The KAREN network will play a key role in the inaugural Australia-New Zealand virtual e-telescope event, which takes place tonight.
Researchers from Auckland University of Technology, Australia’s CSIRO and two Australian universities will link together to observe a remote quasar star.
The quasar, PKS 0208--512, is known as a very strong source of gamma-ray radiation, says Professor Sergei Gulyaev, director of AUT’s Institute for Radio Astronomy and Space research.
In all, six telescopes will be linked together in order for data on the quasar to be gathered simultaneously.
AUT will play a pivotal part in relaying the data, with the university’s Warkworth Observatory being the base for the remote operation of the telescopes.
The KAREN (Kiwi Advanced Research and Education Network) will also play a vital role, as the conduit for streaming data from the telescopes to a processing centre in Australia.

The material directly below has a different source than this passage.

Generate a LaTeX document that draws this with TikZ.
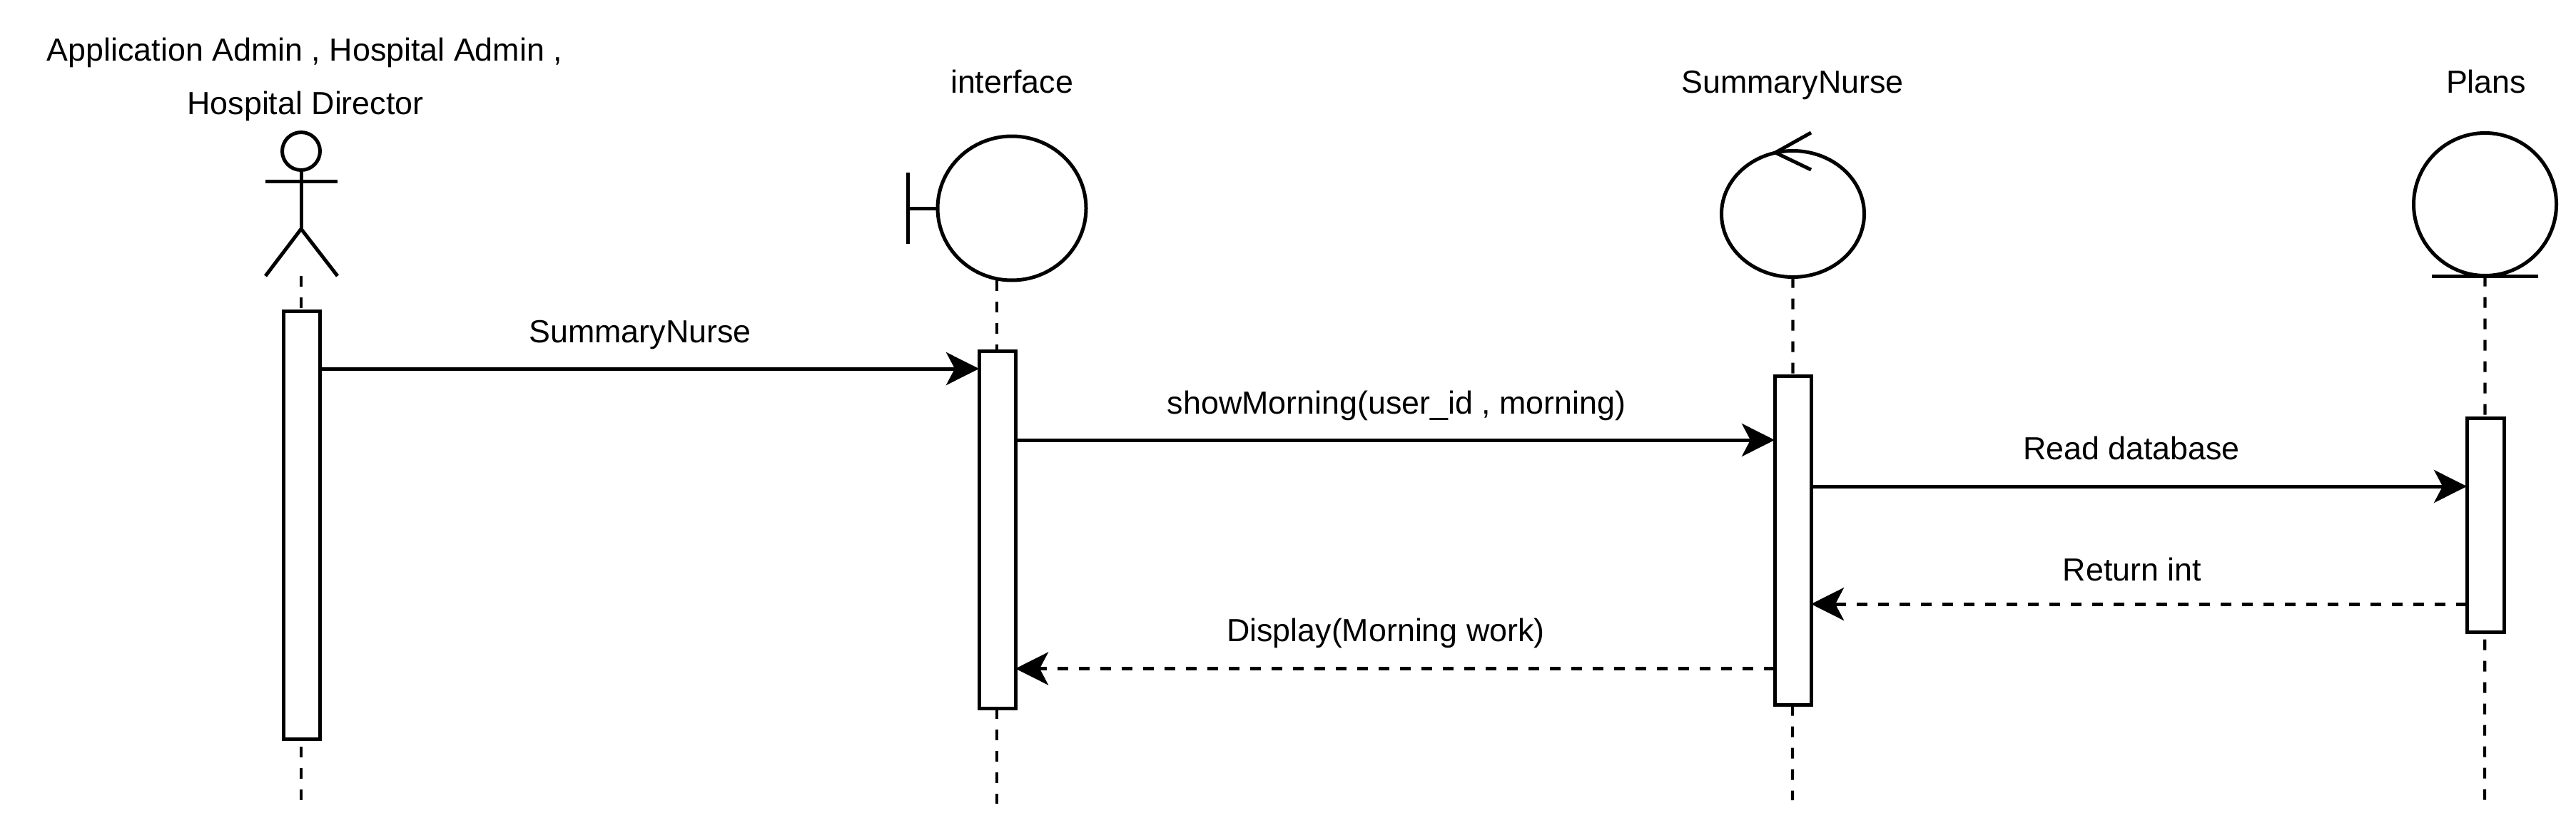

The Australian AARNet fast science network will also be used for data streaming, and the results will be displayed on a big screen at the Warkworth Observatory.
According to a media release from AUT, “The aim of this initial trial is to ensure that the data from all telescopes is correlated successfully.”
Gulyaev says in the release: “If we are successful in this demonstration, the next step will be to actually synthesise an image of the object we are observing in real-time.”